Set down the lines that begin at the top of the records and end with the line containing "const yTicks = [0, 2, 4, 6, 8, 10, 12, 14];", and drop every picture.

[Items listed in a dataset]
::::
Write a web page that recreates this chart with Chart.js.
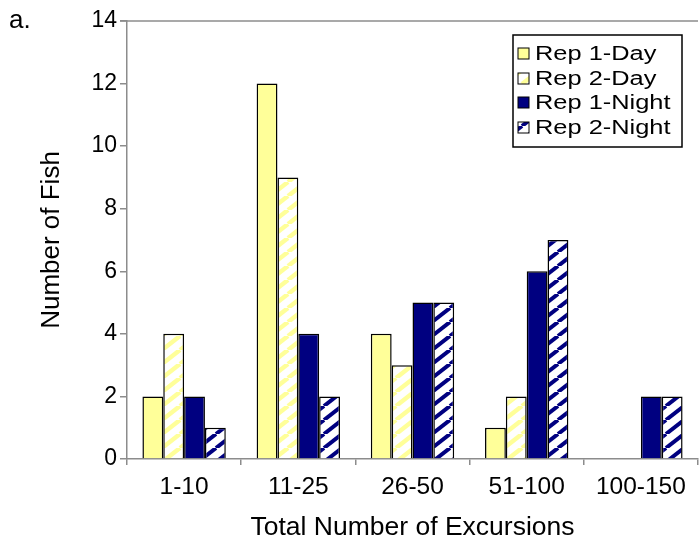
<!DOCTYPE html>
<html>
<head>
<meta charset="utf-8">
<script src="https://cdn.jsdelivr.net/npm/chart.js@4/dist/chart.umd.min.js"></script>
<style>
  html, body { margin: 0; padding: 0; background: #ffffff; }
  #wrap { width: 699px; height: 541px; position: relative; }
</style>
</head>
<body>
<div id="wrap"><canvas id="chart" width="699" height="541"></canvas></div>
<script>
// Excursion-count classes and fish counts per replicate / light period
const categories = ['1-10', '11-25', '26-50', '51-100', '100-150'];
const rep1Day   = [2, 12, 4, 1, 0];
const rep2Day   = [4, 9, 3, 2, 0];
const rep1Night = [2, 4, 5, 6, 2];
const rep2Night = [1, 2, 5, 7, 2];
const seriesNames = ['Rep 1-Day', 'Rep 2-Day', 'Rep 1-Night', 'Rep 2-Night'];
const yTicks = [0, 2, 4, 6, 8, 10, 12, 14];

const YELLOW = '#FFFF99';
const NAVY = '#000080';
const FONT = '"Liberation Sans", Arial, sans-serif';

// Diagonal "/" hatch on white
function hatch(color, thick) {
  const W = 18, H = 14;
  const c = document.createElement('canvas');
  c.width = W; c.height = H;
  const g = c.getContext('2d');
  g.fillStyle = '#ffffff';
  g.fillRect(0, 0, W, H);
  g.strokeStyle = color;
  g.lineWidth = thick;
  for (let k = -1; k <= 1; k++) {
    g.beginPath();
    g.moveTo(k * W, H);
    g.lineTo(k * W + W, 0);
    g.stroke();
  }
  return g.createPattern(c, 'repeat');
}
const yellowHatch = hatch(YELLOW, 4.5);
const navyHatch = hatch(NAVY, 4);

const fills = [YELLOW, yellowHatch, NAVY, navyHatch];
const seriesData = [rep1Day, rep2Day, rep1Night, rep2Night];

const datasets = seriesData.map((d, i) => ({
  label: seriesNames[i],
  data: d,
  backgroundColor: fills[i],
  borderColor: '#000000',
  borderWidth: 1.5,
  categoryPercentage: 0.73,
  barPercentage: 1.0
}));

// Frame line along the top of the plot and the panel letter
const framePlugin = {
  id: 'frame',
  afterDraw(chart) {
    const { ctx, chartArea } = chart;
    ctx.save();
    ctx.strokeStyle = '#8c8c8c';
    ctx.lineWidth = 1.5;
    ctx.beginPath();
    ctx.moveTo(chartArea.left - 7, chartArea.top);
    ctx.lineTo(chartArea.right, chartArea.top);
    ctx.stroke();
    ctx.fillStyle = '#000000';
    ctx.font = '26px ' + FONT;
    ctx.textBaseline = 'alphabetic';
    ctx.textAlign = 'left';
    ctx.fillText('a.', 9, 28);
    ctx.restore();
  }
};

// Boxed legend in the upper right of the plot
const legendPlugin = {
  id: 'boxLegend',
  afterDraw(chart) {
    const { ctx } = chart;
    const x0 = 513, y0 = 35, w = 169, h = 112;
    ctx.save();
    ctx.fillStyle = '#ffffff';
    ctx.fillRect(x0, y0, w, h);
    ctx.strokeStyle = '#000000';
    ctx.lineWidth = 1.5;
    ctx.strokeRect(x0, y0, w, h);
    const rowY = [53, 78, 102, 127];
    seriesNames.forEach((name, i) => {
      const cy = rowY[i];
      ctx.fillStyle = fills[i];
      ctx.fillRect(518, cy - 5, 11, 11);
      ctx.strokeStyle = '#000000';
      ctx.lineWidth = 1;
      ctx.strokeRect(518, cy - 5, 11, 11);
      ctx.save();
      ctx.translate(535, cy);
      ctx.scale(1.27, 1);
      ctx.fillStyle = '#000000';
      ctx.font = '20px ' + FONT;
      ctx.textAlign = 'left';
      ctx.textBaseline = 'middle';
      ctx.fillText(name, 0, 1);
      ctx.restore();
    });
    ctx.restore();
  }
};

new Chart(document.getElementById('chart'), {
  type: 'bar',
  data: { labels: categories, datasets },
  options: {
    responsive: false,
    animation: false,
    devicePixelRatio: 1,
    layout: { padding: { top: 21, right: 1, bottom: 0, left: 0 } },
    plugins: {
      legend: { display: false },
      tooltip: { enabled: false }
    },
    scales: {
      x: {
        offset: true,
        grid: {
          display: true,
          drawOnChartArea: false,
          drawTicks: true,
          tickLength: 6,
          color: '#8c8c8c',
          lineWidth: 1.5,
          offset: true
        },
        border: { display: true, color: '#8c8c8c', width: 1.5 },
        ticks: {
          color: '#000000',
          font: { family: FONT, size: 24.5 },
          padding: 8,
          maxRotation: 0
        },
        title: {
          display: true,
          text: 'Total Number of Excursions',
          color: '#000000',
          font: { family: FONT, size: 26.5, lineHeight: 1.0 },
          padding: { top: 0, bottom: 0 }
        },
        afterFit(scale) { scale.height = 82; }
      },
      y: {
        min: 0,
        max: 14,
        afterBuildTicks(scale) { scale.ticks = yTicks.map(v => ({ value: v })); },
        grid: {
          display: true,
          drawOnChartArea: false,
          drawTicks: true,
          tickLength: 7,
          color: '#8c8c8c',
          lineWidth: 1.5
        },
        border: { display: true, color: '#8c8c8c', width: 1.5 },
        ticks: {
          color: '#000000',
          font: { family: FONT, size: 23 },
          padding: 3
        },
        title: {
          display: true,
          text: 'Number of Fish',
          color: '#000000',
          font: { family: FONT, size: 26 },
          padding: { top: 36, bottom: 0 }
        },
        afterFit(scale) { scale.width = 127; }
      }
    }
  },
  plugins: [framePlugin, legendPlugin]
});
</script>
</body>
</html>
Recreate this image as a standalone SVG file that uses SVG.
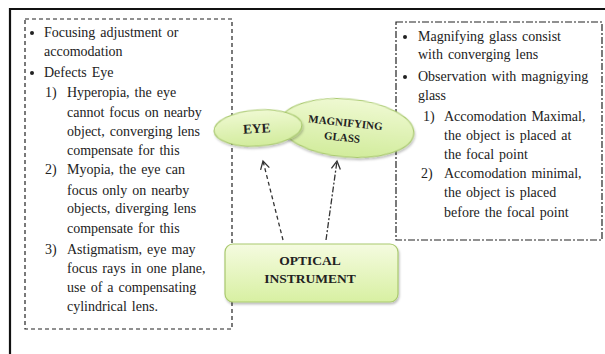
::::
> Task answer:
Write a web page that recreates this chart with Chart.js.
<!DOCTYPE html>
<html>
<head>
<meta charset="utf-8">
<script src="https://cdn.jsdelivr.net/npm/chart.js@4/dist/chart.umd.min.js"></script>
<style>
  html, body { margin: 0; padding: 0; background: #ffffff; }
  #wrap { width: 699px; height: 541px; position: relative; }
</style>
</head>
<body>
<div id="wrap"><canvas id="chart" width="699" height="541"></canvas></div>
<script>
// Excursion-count classes and fish counts per replicate / light period
const categories = ['1-10', '11-25', '26-50', '51-100', '100-150'];
const rep1Day   = [2, 12, 4, 1, 0];
const rep2Day   = [4, 9, 3, 2, 0];
const rep1Night = [2, 4, 5, 6, 2];
const rep2Night = [1, 2, 5, 7, 2];
const seriesNames = ['Rep 1-Day', 'Rep 2-Day', 'Rep 1-Night', 'Rep 2-Night'];
const yTicks = [0, 2, 4, 6, 8, 10, 12, 14];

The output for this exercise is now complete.